Effective immediately, DVC has increased its direct sale prices by $5 per point on most older resorts.
To add-on additional points at Bay Lake Tower at Disney's Contemporary Resort, Villas at Disney's Grand Californian Hotel or Villas at Disney's Grand Floridian Resort will now cost $185 per point, despite those contracts having as little as 43 years of ownership remaining. The popular Disney's Beach Club Villas is up to $165 per point with only 25 years left on the contract. At the low end of the spectrum, Disney's Hilton Head Island Resort and Disney's Vero Beach Resort can be had for just $115 per point for 25 years of ownership.
By contrast, current DVC members can now buy a full 50-year contract at Copper Creek for $176 less incentives. Discounts on a 200-point purchase take the rate down to about $167 per point.
Naturally these are prices for a purchase direct from Disney Vacation Club. Resale brokers incuding our sponsors at The Timeshare Store offer alternatives which are much more economical than a direct purchase. Resale contracts offer the same rights and privileges as points purchased direct from DVC, except that buyers may be excluded from Membership Magic perks programs and certain non-DVC uses of the points.
For a complete listing of known direct sale rates, visit our Current DVC Pricing & Promotions page.
It will be interesting to see how Disney prices its older DVC resorts as we get closer to January 31, 2042. Beach Club Villas, along with Boardwalk Villas, Boulder Ridge, Vero Beach, and Hilton Head, expires on that date.
Right now, it doesn't look like having an expiration date less than 25 years away is martially impacting demand for those resorts.
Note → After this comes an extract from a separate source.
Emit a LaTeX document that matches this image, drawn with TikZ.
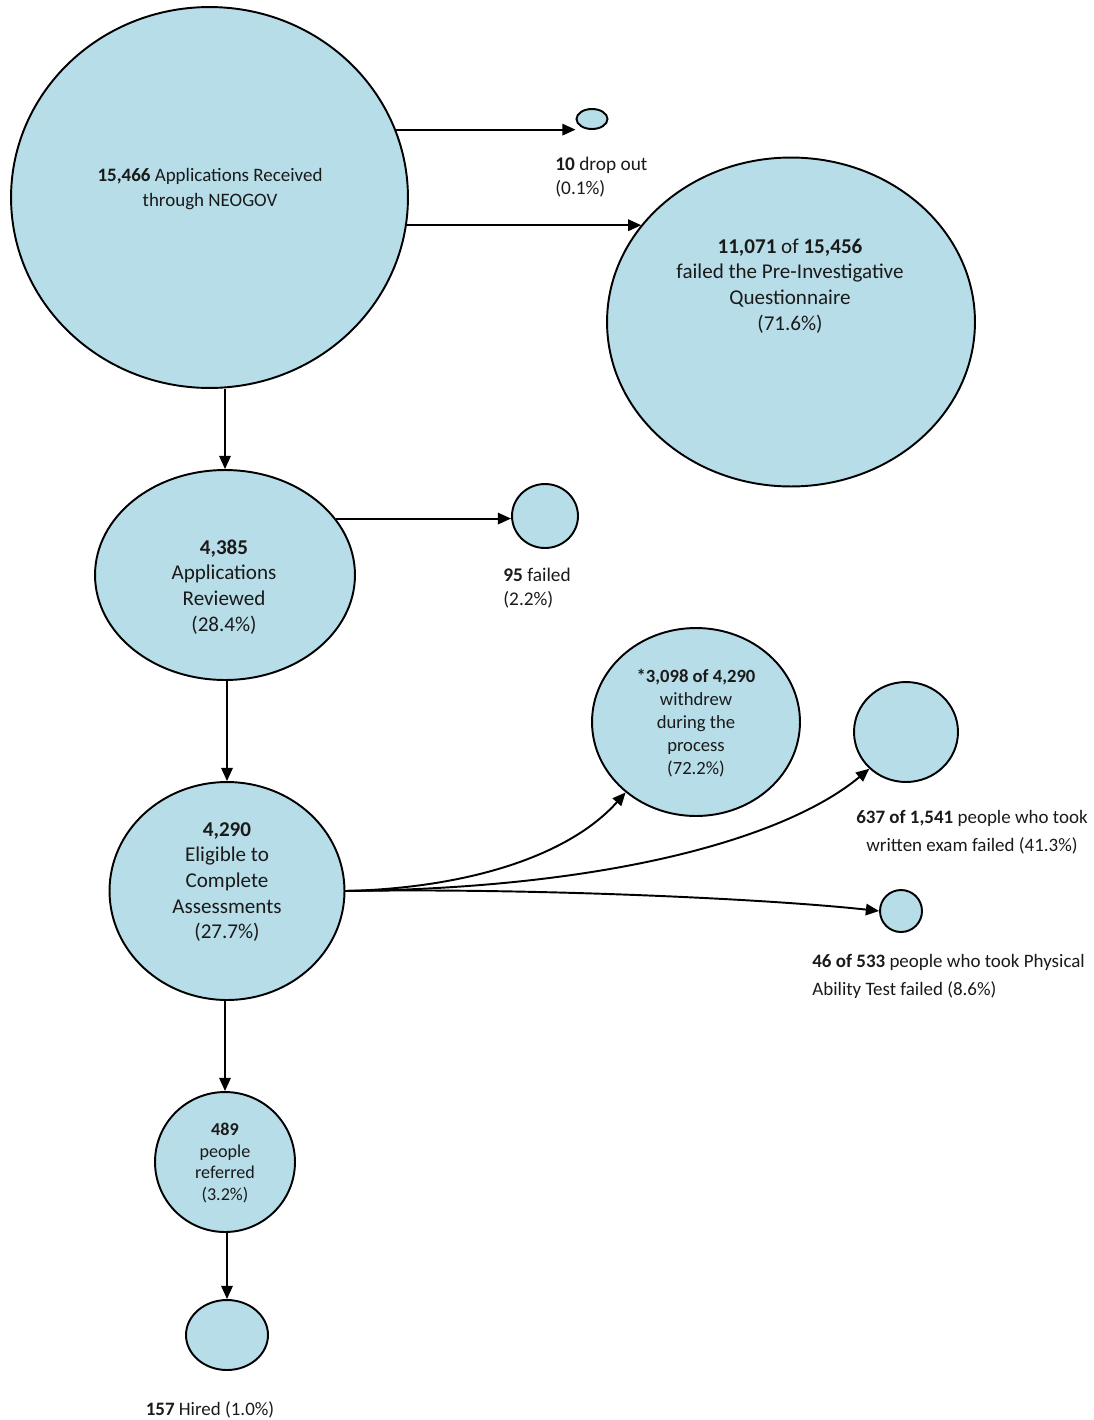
\documentclass[tikz,border=0pt]{standalone}
\usepackage{fontspec}
\setmainfont{Carlito}
\usetikzlibrary{arrows.meta,shapes.geometric,calc}
\definecolor{bubble}{HTML}{B7DDE8}
\definecolor{ink}{HTML}{1A1A1A}

\begin{document}
\begin{tikzpicture}[
 x=0.02cm,y=-0.02cm,font=\fontsize{10.8}{14.6}\selectfont,text=ink,
 blob/.style={ellipse,draw=black,fill=bubble,line width=1.1pt,inner sep=0pt},
 txt/.style={align=center,inner sep=0pt},
 big/.style={align=center,inner sep=0pt,font=\fontsize{12}{14.6}\selectfont},
 small/.style={align=center,inner sep=0pt,font=\fontsize{10.6}{13}\selectfont},
 lab/.style={inner sep=0pt,font=\fontsize{10.8}{16}\selectfont},
 flow/.style={-{Triangle[length=7.5pt,width=6.5pt]},line width=1.1pt}
]
\useasboundingbox (0,0) rectangle (1093,1420);

% bubbles
\node[blob,minimum width=7.94cm,minimum height=7.62cm] (recv) at (209.5,197.5) {};
\node[blob,minimum width=0.62cm,minimum height=0.40cm] (drop) at (592,119) {};
\node[blob,minimum width=7.36cm,minimum height=6.58cm] (pre) at (791,322) {};
\node[blob,minimum width=5.2cm,minimum height=4.2cm] (rev) at (225,575) {};
\node[blob,minimum width=1.32cm,minimum height=1.28cm] (fail) at (545,516) {};
\node[blob,minimum width=4.7cm,minimum height=4.36cm] (elig) at (227,891) {};
\node[blob,minimum width=4.16cm,minimum height=3.76cm] (wdr) at (696,722) {};
\node[blob,minimum width=2.08cm,minimum height=2.0cm] (exam) at (906,732) {};
\node[blob,minimum width=0.84cm,minimum height=0.84cm] (phys) at (901,911) {};
\node[blob,minimum width=2.8cm,minimum height=2.8cm] (refd) at (225,1162) {};
\node[blob,minimum width=1.64cm,minimum height=1.4cm] (hired) at (227,1335) {};

% texts
\node[txt] (recvtxt) at (210,189) {\textbf{15,466} Applications Received\\through NEOGOV};
\node[big] (pretxt) at (790,286) {\textbf{11,071} of \textbf{15,456}\\failed the Pre-Investigative\\Questionnaire\\(71.6\%)};
\node[big] (revtxt) at (224,587) {\textbf{4,385}\\Applications\\Reviewed\\(28.4\%)};
\node[big] (eligtxt) at (227,882) {\textbf{4,290}\\Eligible to\\Complete\\Assessments\\(27.7\%)};
\node[small] (wdrtxt) at (696,723) {\textbf{*3,098 of 4,290}\\withdrew\\during the\\process\\(72.2\%)};
\node[small,font=\fontsize{10.3}{12.5}\selectfont] (refdtxt) at (225,1163) {\textbf{489}\\people\\referred\\(3.2\%)};

% labels
\node[lab,align=left,anchor=west,font=\fontsize{11}{13.4}\selectfont] (droplab) at (555,177) {\textbf{10} drop out\\(0.1\%)};
\node[lab,align=left,anchor=west,font=\fontsize{11}{13.6}\selectfont] (faillab) at (503,588) {\textbf{95} failed\\(2.2\%)};
\node[lab,align=center] (examlab) at (972,832) {\textbf{637 of 1,541} people who took\\written exam failed (41.3\%)};
\node[lab,align=left,anchor=west] (physlab) at (812,976) {\textbf{46 of 533} people who took Physical\\Ability Test failed (8.6\%)};
\node[lab] (hiredlab) at (210,1410) {\textbf{157} Hired (1.0\%)};

% arrows
\draw[flow] (recv.20) -- (recv.20 -| drop.west);
\draw[flow] (recv.-8.6) -- (recv.-8.6 -| pre.147.7);
\draw[flow] (rev.north |- recv.south) -- (rev.north);
\draw[flow] (rev.27.6) -- (rev.27.6 -| fail.west);
\draw[flow] (elig.north |- rev.south) -- (elig.north);
\draw[flow] (elig.east) .. controls (470,888) and (570,855) .. (wdr.225);
\draw[flow] (elig.east) .. controls (620,888) and (790,835) .. (exam.225);
\draw[flow] (elig.east) .. controls (520,888) and (760,898) .. (phys.west);
\draw[flow] (refd.north |- elig.south) -- (refd.north);
\draw[flow] (hired.north |- refd.south) -- (hired.north);
\end{tikzpicture}
\end{document}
Perhaps younger DVC members who will only be in their 50s when those resorts expire are hesitant to buy these "2042" resorts. But I think there are still many buyers, including some of the younger owners, who view DVC as a viable commodity if they can get about 10-15 years worth of use out of their ownership.
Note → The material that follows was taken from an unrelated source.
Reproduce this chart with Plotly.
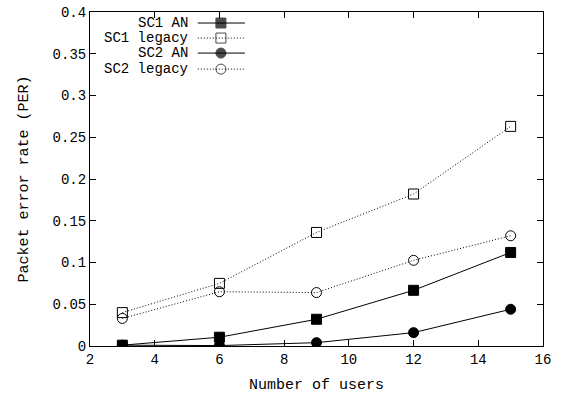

But at some point in the near future, maybe in the next 5 years or so, more and more buyers will begin to shy away from these 2042 resorts.
When that happens, what does Disney do with its prices for those resorts? Surely, it will have to begin scaling back its price for BCV and the other 2042 resorts. Disney won't be able to price BCV at $165 when there are only 3-4 years left on the life of the deed. We are so use to seeing Disney raise its prices, its hard to imagine that we might see the day that Disney announces yet another price cut on its older resorts.
I suspect demand will rule. You've seen the small trickle of points reacquired at most resorts, so they really don't have to sell these older properties. They could end ROFR entirely and use other recaptured points for cash reservations or one-time-use points.
I suspect foreclosures will increase significantly as we approach 2042. Currently, if an owner wants to get out from under their DVC maintenance fees, they can sell their deed on the resale market. And for some owners, they might actually sell it for more than they bought it originally. But as we approach 2042, the resale market will probably crater for the 2042 resorts. BCV owners might have to give away their deed just to get rid of them. When that happens, owners might decide its just easier to not pay the annual dues and let Disney take back the deeds.
As long as the rental market remains brisk, DVC will stave off the worst of the market crater. In fact, I could see people capitalizing on continued demand for Disney accommodations. If 2037 rolls around and people are virtually giving away contracts, some enterprising individuals will pick them up to use for 5-6 years of rentals.
As for direct pricing, DVC isn't going to be able--or willing--to sell someone a contract with under 10 years remaining. So any discussion of a direct price becomes moot.
Prices will dictate supply/demand. Prices that Disney charges for the rooms. There will be plenty who would be happy to buy and rent, but only if they know they can make a nice enough profit below what Disney charges for rooms.
If BCV is $30/pt in 2032 that's $3/pt plus MFs for the annual cost. MFs will keep rising, but if there's still a healthy rental market people will be happy to make money.
Additionally, if someone thinks they will be going to Disney for 5 times in those last 10 years, it may be a nice discount off what Disney charges to buy the points and use them.
Time will tell at what people believe the risk/reward is worth buying points with fewer years left.